Methods: In the context of propensity score weighting, we investigate this method (the simple FS) and two other types of FSs generated from factor or structural equation models (FA/SEM) that also include the treatment variable T (T-inclusive FSs) and other covariates Z from the propensity score model (TZ-inclusive FSs). We consider logit, probit and identity links for T. We address non-differential measurement error with respect to T, Z, and the outcome.

Results: We focus on the case where the measurement errors are independent of one another. The simple FS and the direct Ws method result in similar bias; bias is higher with the mean W method if Ws’ correlations with X are not uniform. At extreme T prevalence (near 0 or 1), the simple FS performs better than the direct Ws method in terms of variance. Relative to the simple FS, T-inclusive FSs substantially reduce bias, and when X and Z are uncorrelated, brings bias to near zero.
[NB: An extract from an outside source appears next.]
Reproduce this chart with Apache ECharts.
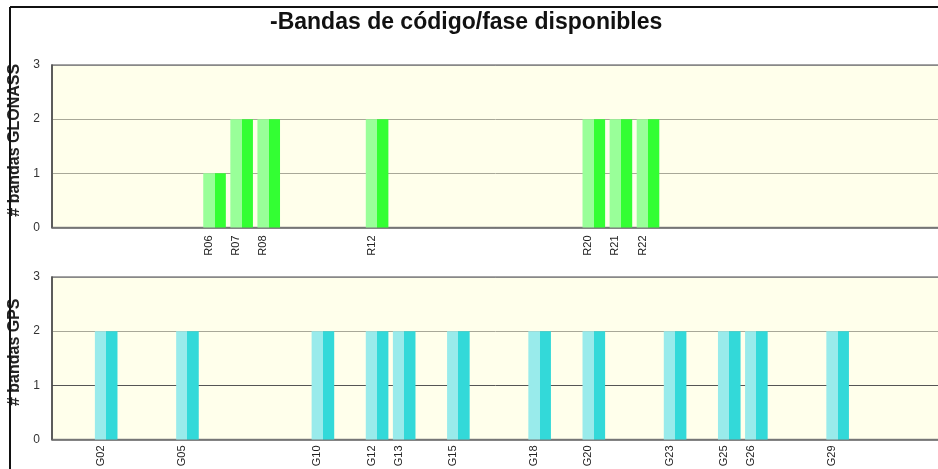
<!DOCTYPE html>
<html>
<head>
<meta charset="utf-8">
<script src="https://cdn.jsdelivr.net/npm/echarts@6/dist/echarts.min.js"></script>
<style>
  html, body { margin: 0; padding: 0; background: #fff; }
  #chart { width: 938px; height: 469px; }
</style>
</head>
<body>
<div id="chart"></div>
<script>
// satelites visibles (numero PRN) y bandas disponibles
var glonassSats = [6, 7, 8, 12, 20, 21, 22];
var glonassBandas = [1, 2, 2, 2, 2, 2, 2];
var gpsSats = [2, 5, 10, 12, 13, 15, 18, 20, 23, 25, 26, 29];
var gpsBandas = [2, 2, 2, 2, 2, 2, 2, 2, 2, 2, 2, 2];
var yTicks = [0, 1, 2, 3];

function pad(n) { return (n < 10 ? '0' : '') + n; }

function barColor(light, dark) {
    return {
        type: 'linear', x: 0, y: 0, x2: 1, y2: 0,
        colorStops: [
            {offset: 0, color: light}, {offset: 0.5, color: light},
            {offset: 0.5, color: dark}, {offset: 1, color: dark}
        ]
    };
}

function xAxisFor(idx, sats, prefix, margin) {
    return {
        type: 'value', gridIndex: idx, min: 0, max: 33, interval: 1,
        axisLine: {show: true, lineStyle: {color: '#666', width: 1.5}},
        axisTick: {show: false},
        splitLine: {show: false},
        axisLabel: {
            rotate: 90, margin: margin, fontSize: 11, color: '#222',
            fontFamily: 'Liberation Sans', verticalAlign: 'bottom', lineHeight: 11,
            showMinLabel: true, showMaxLabel: true,
            formatter: function (v) {
                return sats.indexOf(v) >= 0 ? prefix + pad(v) : '';
            }
        }
    };
}

function yAxisFor(idx, name, gridColors) {
    return {
        type: 'value', gridIndex: idx, min: yTicks[0], max: yTicks[yTicks.length - 1], interval: 1,
        name: name, nameLocation: 'middle', nameRotate: 90, nameGap: 26,
        nameTextStyle: {fontSize: 16, fontWeight: 'bold', color: '#222', fontFamily: 'Liberation Sans', padding: [0, 0, 0, 12]},
        axisLine: {show: true, lineStyle: {color: '#444', width: 1.5}},
        axisTick: {show: false},
        axisLabel: {margin: 12, fontSize: 12, color: '#333', fontFamily: 'Liberation Sans'},
        splitLine: {show: true, lineStyle: {color: gridColors, width: 1}}
    };
}

var myChart = echarts.init(document.getElementById('chart'));
var option = {
    animation: false,
    backgroundColor: '#fff',
    title: {
        text: '-Bandas de código/fase disponibles',
        left: 265, top: 6,
        textStyle: {fontSize: 23, fontWeight: 'bold', color: '#111', fontFamily: 'Liberation Sans'}
    },
    graphic: [
        {type: 'line', shape: {x1: 10, y1: 7, x2: 938, y2: 7}, style: {stroke: '#111', lineWidth: 2}, z: 100},
        {type: 'line', shape: {x1: 10, y1: 7, x2: 10, y2: 469}, style: {stroke: '#111', lineWidth: 2}, z: 100}
    ],
    grid: [
        {left: 52, width: 894, top: 65, height: 162.5, outerBoundsMode: 'none', show: true, backgroundColor: '#FFFFEB', borderColor: '#888', borderWidth: 1.5},
        {left: 52, width: 894, top: 277, height: 162.5, outerBoundsMode: 'none', show: true, backgroundColor: '#FFFFEB', borderColor: '#888', borderWidth: 1.5}
    ],
    xAxis: [
        xAxisFor(0, glonassSats, 'R', 8),
        xAxisFor(1, gpsSats, 'G', 6)
    ],
    yAxis: [
        yAxisFor(0, '# bandas GLONASS', ['#aaa', '#a8a898', '#a8a898', '#888']),
        yAxisFor(1, '# bandas GPS', ['#aaa', '#555', '#a8a898', '#888'])
    ],
    series: [
        {
            name: 'GLONASS', type: 'bar', xAxisIndex: 0, yAxisIndex: 0,
            barWidth: 22.6,
            itemStyle: {color: barColor('#99FF99', '#33FF33')},
            data: glonassSats.map(function (s, i) { return [s, glonassBandas[i]]; })
        },
        {
            name: 'GPS', type: 'bar', xAxisIndex: 1, yAxisIndex: 1,
            barWidth: 22.6,
            itemStyle: {color: barColor('#99EBEB', '#33D9D9')},
            data: gpsSats.map(function (s, i) { return [s, gpsBandas[i]]; })
        }
    ]
};
myChart.setOption(option);
</script>
</body>
</html>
When X is correlated with Z, this approach is also biased (but to a lesser degree), due to incompatibility between the FS model and the propensity score model with respect to inclusion/exclusion of Z. Such bias is essentially eliminated by TZ-inclusive FSs generated from models that are saturated with respect to the X-T-Z joint distribution in model fitting and in FS computation, including: (1) the linear FA model with Ws, T and Z as indicators and a residual T-Z correlation; (2) the SEM based on the true model (Ws reflecting unobserved X, and Z and  X correlated and influencing T) with logit/probit/identity link for T, fit using ML; and (3) a modified SEM with probit link fit using WLS.

When some measurement errors are correlated, all FSs’ performance is worsened if the FS model does not capture such correlations.

Conclusions: We recommend using one of these TZ-inclusive FSs to represent the mis-measured/latent X in propensity score analysis. We also recommend careful factor analysis of Ws to identify residual correlations needed in the FS model. For illustration, the method is applied to the above-mentioned example, using Add Health data.